------ Material provided ------

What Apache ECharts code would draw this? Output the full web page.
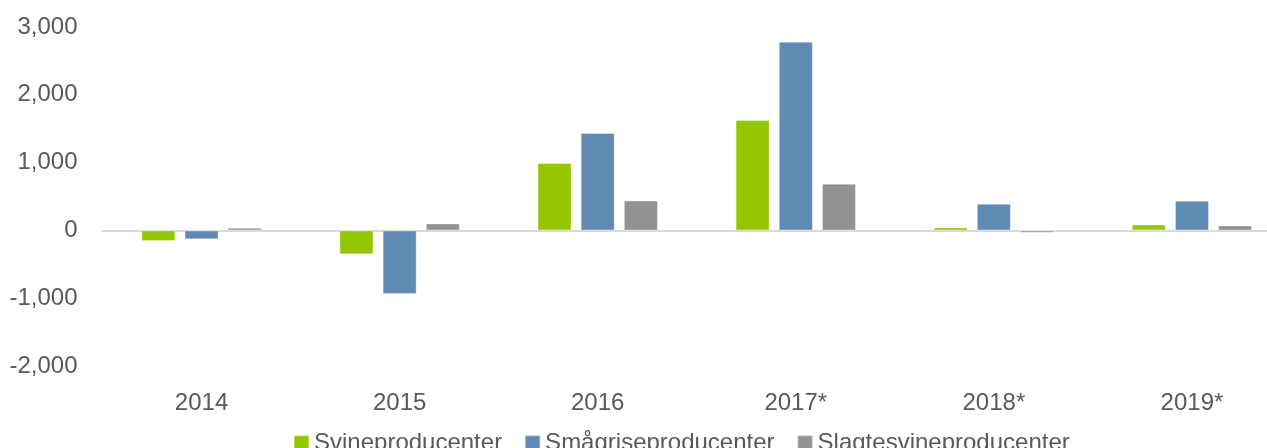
<!DOCTYPE html>
<html>
<head>
<meta charset="utf-8">
<script src="https://cdn.jsdelivr.net/npm/echarts@6/dist/echarts.min.js"></script>
<style>
	html, body { margin: 0; padding: 0; background: #fff; overflow: hidden; }
	#chart { width: 1291px; height: 448px; }
</style>
</head>
<body>
<div id="chart"></div>
<script>
var years = ['2014', '2015', '2016', '2017*', '2018*', '2019*'];
var svine = [-157, -350, 995, 1628, 44, 88];
var smaagrise = [-132, -937, 1437, 2784, 392, 437];
var slagtesvine = [40, 103, 441, 687, -34, 74];
var seriesNames = ['Svineproducenter', 'Smågriseproducenter', 'Slagtesvineproducenter'];

// the plot runs past the right edge of the window, like the cropped original
var myChart = echarts.init(document.getElementById('chart'));
var font = 'Liberation Sans, Arial, sans-serif';

function bar(name, data, color) {
	return {
		name: name,
		type: 'bar',
		data: data,
		barWidth: 34,
		barGap: '27%',
		itemStyle: { color: color, borderColor: 'rgba(255,255,255,0.35)', borderWidth: 1 }
	};
}

var option = {
	animation: false,
	grid: { left: 102.5, right: 0, top: 27, bottom: 82, containLabel: false },
	legend: {
		left: 288,
		top: 426,
		itemWidth: 15,
		itemHeight: 15,
		itemGap: 22,
		icon: 'rect',
		textStyle: { fontFamily: font, fontSize: 24, color: '#595959' },
		data: seriesNames
	},
	xAxis: {
		type: 'category',
		data: years,
		axisLine: { onZero: true, lineStyle: { color: '#d9d9d9', width: 2 } },
		axisTick: { show: false },
		axisLabel: { margin: 25, fontFamily: font, fontSize: 24, color: '#595959', interval: 0 }
	},
	yAxis: {
		type: 'value',
		min: -2000,
		max: 3000,
		interval: 1000,
		splitLine: { show: false },
		axisLine: { show: false },
		axisTick: { show: false },
		axisLabel: {
			margin: 25,
			fontFamily: font,
			fontSize: 24,
			color: '#595959',
			formatter: function (v) { return v.toLocaleString('en-US'); }
		}
	},
	series: [
		bar(seriesNames[0], svine, '#94c600'),
		bar(seriesNames[1], smaagrise, '#5e8ab4'),
		bar(seriesNames[2], slagtesvine, '#929292')
	]
};
myChart.setOption(option);
</script>
</body>
</html>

------

From the top of the listing above, repeat each line exactly until you reach the line containing "var font = 'Liberation", and repeat that one too. Leave the pictures out.

What Apache ECharts code would draw this? Output the full web page.
<!DOCTYPE html>
<html>
<head>
<meta charset="utf-8">
<script src="https://cdn.jsdelivr.net/npm/echarts@6/dist/echarts.min.js"></script>
<style>
	html, body { margin: 0; padding: 0; background: #fff; overflow: hidden; }
	#chart { width: 1291px; height: 448px; }
</style>
</head>
<body>
<div id="chart"></div>
<script>
var years = ['2014', '2015', '2016', '2017*', '2018*', '2019*'];
var svine = [-157, -350, 995, 1628, 44, 88];
var smaagrise = [-132, -937, 1437, 2784, 392, 437];
var slagtesvine = [40, 103, 441, 687, -34, 74];
var seriesNames = ['Svineproducenter', 'Smågriseproducenter', 'Slagtesvineproducenter'];

// the plot runs past the right edge of the window, like the cropped original
var myChart = echarts.init(document.getElementById('chart'));
var font = 'Liberation Sans, Arial, sans-serif';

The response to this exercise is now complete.